Die jungen Wilden waren das, sie spielten eine schnellen und offensiven Fußball. Keine Taktik, nur Hauruck?
Vier Titel in zwei Jahren, zuletzt in der Champions League Inter Mailand hinter sich gelassen, und Magath ist so'ne Eierfeile, dass Ottmar Hitzfeld "mühsam mit dem Fußball-ABC" beginnen musste?
Erst freuten sich die Bayern nach einem angeblich zu laschem Hitzfeld auf die angeblich so harte Hand Magaths, und nun hat Magath ebenso angeblich ehrenwerte Spieler vergrault?
Irgendwann kurz vor dem zweiten Double wollte Rummenigge Magath noch mit einem Rentenvertrag auszeichnen. Zum Glück konnte Raimund Hinko, der alte Seher, das noch gerade verhindern. Auf seine sicherlich vorgetragene Entlassungsempfehlung ist der sture Westfale Rummenigge dann aber doch nicht eingegangen ...
In Wolfsburg hat Magath nun an allen Stellschrauben die Finger dran. Er wird sich nicht selbst den wichtigsten Spieler wegkaufen lassen, ohne für Ersatz zu sorgen. Sein Budget kann ich nicht einschätzen, aber Wolfsburg war noch nie wegen Finanzproblemen in den Schlagzeilen.

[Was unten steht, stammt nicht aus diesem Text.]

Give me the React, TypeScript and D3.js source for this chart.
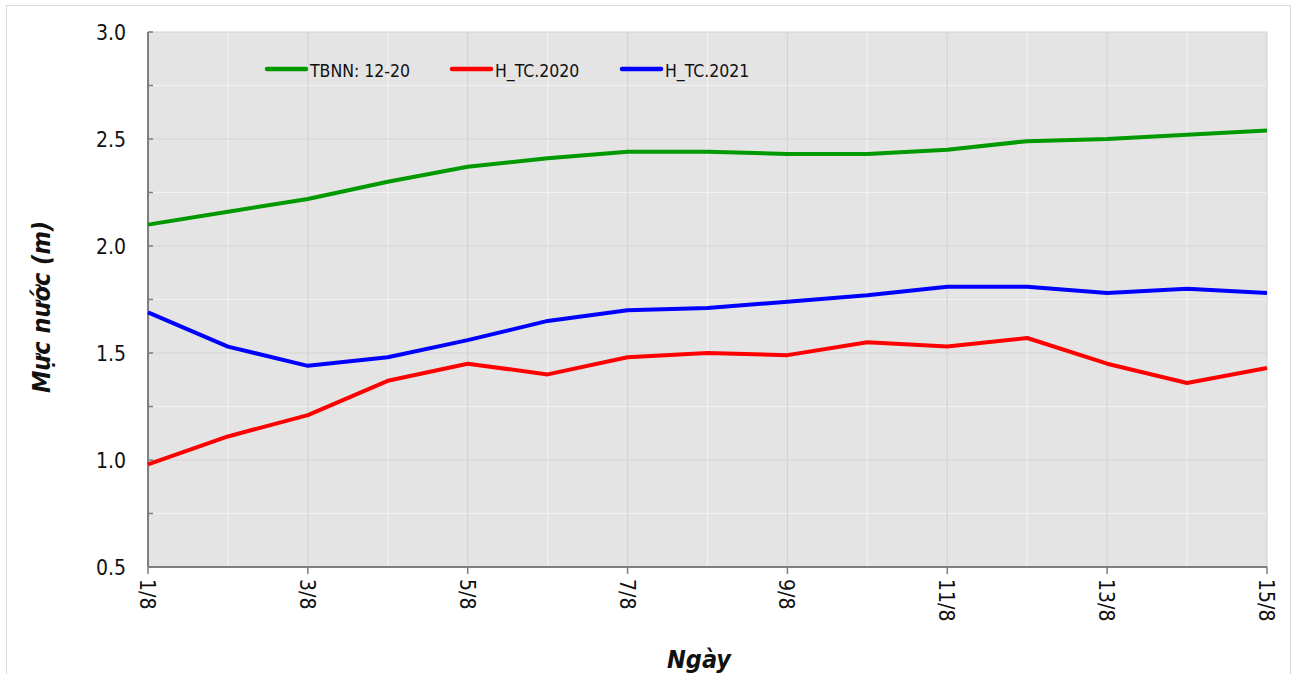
import { useEffect, useRef } from 'react';
import * as d3 from 'd3';

const days = ['1/8', '2/8', '3/8', '4/8', '5/8', '6/8', '7/8', '8/8', '9/8', '10/8', '11/8', '12/8', '13/8', '14/8', '15/8'];
const tbnn = [2.10, 2.16, 2.22, 2.30, 2.37, 2.41, 2.44, 2.44, 2.43, 2.43, 2.45, 2.49, 2.50, 2.52, 2.54];
const h2020 = [0.98, 1.11, 1.21, 1.37, 1.45, 1.40, 1.48, 1.50, 1.49, 1.55, 1.53, 1.57, 1.45, 1.36, 1.43];
const h2021 = [1.69, 1.53, 1.44, 1.48, 1.56, 1.65, 1.70, 1.71, 1.74, 1.77, 1.81, 1.81, 1.78, 1.80, 1.78];
const yTicks = [0.5, 1.0, 1.5, 2.0, 2.5, 3.0];
const yMinor = [0.75, 1.25, 1.75, 2.25, 2.75];

const series = [
  { name: 'TBNN: 12-20', values: tbnn, color: '#009900', lx: 267 },
  { name: 'H_TC.2020', values: h2020, color: '#ff0000', lx: 452 },
  { name: 'H_TC.2021', values: h2021, color: '#0000ff', lx: 622 },
];

const W = 1295;
const H = 674;
const FONT = '"DejaVu Sans", Verdana, sans-serif';

export default function App() {
  const svgRef = useRef<SVGSVGElement>(null);

  useEffect(() => {
    if (!svgRef.current) return;
    const svg = d3.select(svgRef.current);
    svg.selectAll('*').remove();

    const left = 148, right = 1267, top = 32, bottom = 567;
    const x = d3.scalePoint<string>().domain(days).range([left, right]);
    const y = d3.scaleLinear().domain([0.5, 3.0]).range([bottom, top]);

    // outer frame
    svg.append('rect')
      .attr('x', 6.5).attr('y', 5.5)
      .attr('width', 1284).attr('height', 700)
      .attr('fill', '#fff').attr('stroke', '#d9d9d9');

    // plot background
    svg.append('rect')
      .attr('x', left).attr('y', top)
      .attr('width', right - left).attr('height', bottom - top)
      .attr('fill', '#e4e4e4');

    // minor gridlines (white)
    yMinor.forEach((v) => {
      svg.append('line')
        .attr('x1', left).attr('x2', right)
        .attr('y1', y(v)).attr('y2', y(v))
        .attr('stroke', '#f2f2f2').attr('stroke-width', 1.2);
    });
    days.forEach((d, i) => {
      if (i % 2 === 1) {
        svg.append('line')
          .attr('x1', x(d)!).attr('x2', x(d)!)
          .attr('y1', top).attr('y2', bottom)
          .attr('stroke', '#f2f2f2').attr('stroke-width', 1.2);
      }
    });
    // major gridlines (darker)
    yTicks.forEach((v) => {
      svg.append('line')
        .attr('x1', left).attr('x2', right)
        .attr('y1', y(v)).attr('y2', y(v))
        .attr('stroke', '#d4d4d4').attr('stroke-width', 1.2);
    });
    days.forEach((d, i) => {
      if (i % 2 === 0) {
        svg.append('line')
          .attr('x1', x(d)!).attr('x2', x(d)!)
          .attr('y1', top).attr('y2', bottom)
          .attr('stroke', '#d4d4d4').attr('stroke-width', 1.2);
      }
    });

    // axes
    const axisColor = '#7f7f7f';
    svg.append('line')
      .attr('x1', left).attr('x2', left)
      .attr('y1', top).attr('y2', bottom)
      .attr('stroke', axisColor).attr('stroke-width', 2);
    [...yTicks, ...yMinor].forEach((v) => {
      svg.append('line')
        .attr('x1', left).attr('x2', left + 5)
        .attr('y1', y(v)).attr('y2', y(v))
        .attr('stroke', axisColor).attr('stroke-width', 1.5);
    });
    svg.append('line')
      .attr('x1', left).attr('x2', right)
      .attr('y1', bottom).attr('y2', bottom)
      .attr('stroke', axisColor).attr('stroke-width', 2);
    days.forEach((d, i) => {
      if (i % 2 === 0) {
        svg.append('line')
          .attr('x1', x(d)!).attr('x2', x(d)!)
          .attr('y1', bottom).attr('y2', bottom + 7)
          .attr('stroke', axisColor).attr('stroke-width', 1.5);
        svg.append('text')
          .attr('transform', `translate(${x(d)! - 8}, ${bottom + 12}) rotate(90)`)
          .attr('font-family', FONT).attr('font-size', 21)
          .attr('font-stretch', 'condensed')
          .attr('fill', '#111')
          .text(d);
      }
    });

    // y tick labels
    yTicks.forEach((v) => {
      svg.append('text')
        .attr('x', 126).attr('y', y(v) + 8)
        .attr('text-anchor', 'end')
        .attr('font-family', FONT).attr('font-size', 21)
        .attr('font-stretch', 'condensed')
        .attr('fill', '#111')
        .text(v.toFixed(1));
    });

    // lines
    const line = d3.line<number>()
      .x((_, i) => x(days[i])!)
      .y((v) => y(v));
    series.forEach((s) => {
      svg.append('path')
        .attr('d', line(s.values) || '')
        .attr('fill', 'none')
        .attr('stroke', s.color)
        .attr('stroke-width', 4)
        .attr('stroke-linejoin', 'round');
    });

    // legend
    series.forEach((s) => {
      svg.append('line')
        .attr('x1', s.lx).attr('x2', s.lx + 39)
        .attr('y1', 69).attr('y2', 69)
        .attr('stroke', s.color).attr('stroke-width', 4.5)
        .attr('stroke-linecap', 'round');
      svg.append('text')
        .attr('x', s.lx + 43).attr('y', 77)
        .attr('font-family', FONT).attr('font-size', 17.5)
        .attr('font-stretch', 'condensed')
        .attr('fill', '#111')
        .text(s.name);
    });

    // axis titles
    svg.append('text')
      .attr('transform', `translate(50, 307) rotate(-90)`)
      .attr('text-anchor', 'middle')
      .attr('font-family', FONT).attr('font-size', 25)
      .attr('font-stretch', 'condensed')
      .attr('font-weight', 'bold').attr('font-style', 'italic')
      .attr('fill', '#111')
      .text('Mực nước (m)');
    svg.append('text')
      .attr('x', 699)
      .attr('y', 668)
      .attr('text-anchor', 'middle')
      .attr('font-family', FONT).attr('font-size', 25)
      .attr('font-stretch', 'condensed')
      .attr('font-weight', 'bold').attr('font-style', 'italic')
      .attr('fill', '#111')
      .text('Ngày');
  }, []);

  return (
    <svg
      ref={svgRef}
      width={W}
      height={H}
      viewBox={`0 0 ${W} ${H}`}
      style={{ position: 'absolute', left: 0, top: 0, background: '#fff' }}
    />
  );
}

Mit Dejagah, Munteanu und Radu hat Wolfsburg schon ohne Magath drei, wie ich finde, ordentliche Verpflichtungen getätigt. Durch Magath, bzw. durch die Installation einer so starken Position, wird in der nächsten Saison sogar Wolfsburg zu den interessanten Vereinen gehören!
Achse Bayern - Bild
Objektiv betrachtet hat der 4. Platz der Bayern wohl eher mit der Einkaufspolitik von Uli Hoeneß als mit der Unfähigkeit von Felix Magath zu tun. Der auf wundersame Weise vom ausgebrannten und antiquierten Trainer zum Retter mutierte Ottmar Hitzfeld jedenfalls hat den Abstand auf Platz drei trotz Fußball-ABC nicht verkleinert, sondern vergrößert. Naja, schwamm drüber, die Bild berichtet jetzt lieber über all die tollen Transfer-Kracher der Bayern.

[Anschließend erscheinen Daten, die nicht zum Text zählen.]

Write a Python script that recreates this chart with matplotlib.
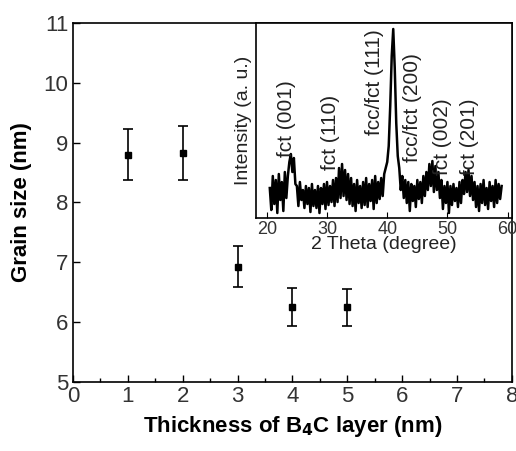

Ich jedenfalls halte die Verpflichtung von Magath für das Beste, was man in Wolfsburg seit langem zustande gebracht hat. Auch in Stuttgart war Magath schließlich Trainer und sportlicher Leiter in Personalunion, und das Ergebnis, die jungen Wilden, ist nicht zu verachten.
Ob er Wolfsburg jetzt wirklich unter die Großen des deutschen Fußballs führen wird, wage ich noch etwas zu bezweifeln, aber für diesen Verein ist er sicherlich eine gute Lösung.